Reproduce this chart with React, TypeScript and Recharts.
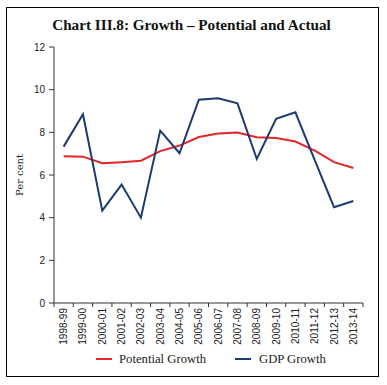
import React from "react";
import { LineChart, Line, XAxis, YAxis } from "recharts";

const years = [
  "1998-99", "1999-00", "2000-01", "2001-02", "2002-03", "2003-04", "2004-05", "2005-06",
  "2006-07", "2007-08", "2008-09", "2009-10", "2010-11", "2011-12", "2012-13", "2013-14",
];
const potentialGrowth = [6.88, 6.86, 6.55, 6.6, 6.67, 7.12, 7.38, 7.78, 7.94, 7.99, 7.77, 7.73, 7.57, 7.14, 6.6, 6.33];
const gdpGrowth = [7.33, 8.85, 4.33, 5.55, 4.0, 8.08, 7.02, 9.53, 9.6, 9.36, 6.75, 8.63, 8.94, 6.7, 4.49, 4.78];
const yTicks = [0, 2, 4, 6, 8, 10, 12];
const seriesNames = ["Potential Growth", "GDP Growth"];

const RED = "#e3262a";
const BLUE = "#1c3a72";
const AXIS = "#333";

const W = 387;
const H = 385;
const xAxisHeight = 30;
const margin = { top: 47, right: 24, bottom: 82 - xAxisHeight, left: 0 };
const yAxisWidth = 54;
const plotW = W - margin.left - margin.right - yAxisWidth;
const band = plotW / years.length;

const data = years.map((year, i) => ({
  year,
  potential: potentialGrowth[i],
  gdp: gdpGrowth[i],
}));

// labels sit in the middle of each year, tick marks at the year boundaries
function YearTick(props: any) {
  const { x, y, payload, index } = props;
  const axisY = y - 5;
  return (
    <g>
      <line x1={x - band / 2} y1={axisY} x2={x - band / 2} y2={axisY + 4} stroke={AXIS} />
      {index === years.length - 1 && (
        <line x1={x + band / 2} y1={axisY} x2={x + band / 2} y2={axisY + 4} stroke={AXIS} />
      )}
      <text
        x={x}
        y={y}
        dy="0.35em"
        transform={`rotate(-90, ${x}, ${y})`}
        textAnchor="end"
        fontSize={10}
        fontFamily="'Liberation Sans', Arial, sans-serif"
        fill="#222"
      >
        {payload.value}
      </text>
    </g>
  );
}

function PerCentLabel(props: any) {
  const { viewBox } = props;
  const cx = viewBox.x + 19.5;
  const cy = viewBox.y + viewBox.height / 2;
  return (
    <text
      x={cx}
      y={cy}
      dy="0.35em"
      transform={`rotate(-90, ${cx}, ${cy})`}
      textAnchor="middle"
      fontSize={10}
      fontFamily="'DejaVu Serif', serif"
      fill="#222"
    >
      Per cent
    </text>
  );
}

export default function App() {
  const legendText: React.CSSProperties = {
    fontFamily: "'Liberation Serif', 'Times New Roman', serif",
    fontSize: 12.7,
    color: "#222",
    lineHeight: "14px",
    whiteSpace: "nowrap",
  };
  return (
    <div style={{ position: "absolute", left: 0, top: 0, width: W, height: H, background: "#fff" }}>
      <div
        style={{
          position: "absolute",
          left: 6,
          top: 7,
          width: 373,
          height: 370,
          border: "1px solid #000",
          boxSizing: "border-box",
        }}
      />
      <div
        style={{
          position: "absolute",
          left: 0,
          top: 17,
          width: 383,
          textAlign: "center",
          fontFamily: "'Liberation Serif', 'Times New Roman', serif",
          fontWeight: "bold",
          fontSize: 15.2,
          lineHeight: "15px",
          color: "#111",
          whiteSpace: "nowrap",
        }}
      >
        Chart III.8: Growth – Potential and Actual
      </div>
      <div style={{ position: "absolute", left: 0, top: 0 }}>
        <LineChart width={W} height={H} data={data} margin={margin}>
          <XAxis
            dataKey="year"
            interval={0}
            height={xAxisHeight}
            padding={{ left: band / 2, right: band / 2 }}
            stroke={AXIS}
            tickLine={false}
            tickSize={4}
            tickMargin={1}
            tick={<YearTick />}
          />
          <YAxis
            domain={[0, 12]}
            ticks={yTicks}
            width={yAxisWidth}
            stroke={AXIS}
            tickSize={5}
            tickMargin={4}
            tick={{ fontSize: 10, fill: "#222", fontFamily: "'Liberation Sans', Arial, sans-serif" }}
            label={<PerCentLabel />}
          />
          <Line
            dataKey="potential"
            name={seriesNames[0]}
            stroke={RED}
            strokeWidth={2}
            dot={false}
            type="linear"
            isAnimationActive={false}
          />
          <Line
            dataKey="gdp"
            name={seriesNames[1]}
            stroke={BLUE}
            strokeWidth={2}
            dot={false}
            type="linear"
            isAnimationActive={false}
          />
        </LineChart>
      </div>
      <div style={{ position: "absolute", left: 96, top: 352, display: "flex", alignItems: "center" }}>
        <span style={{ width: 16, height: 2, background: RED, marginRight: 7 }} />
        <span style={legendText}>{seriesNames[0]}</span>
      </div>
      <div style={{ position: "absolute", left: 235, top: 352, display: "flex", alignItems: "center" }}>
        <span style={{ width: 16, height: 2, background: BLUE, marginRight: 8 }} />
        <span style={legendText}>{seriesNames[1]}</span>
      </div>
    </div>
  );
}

════════════════════

BRIEF :: Starting with the first line of the data above and ending with the line containing "Line, XAxis, YAxis", please restate every line exactly, leaving images out.

THE OUTPUT ::
Reproduce this chart with React, TypeScript and Recharts.
import React from "react";
import { LineChart, Line, XAxis, YAxis } from "recharts";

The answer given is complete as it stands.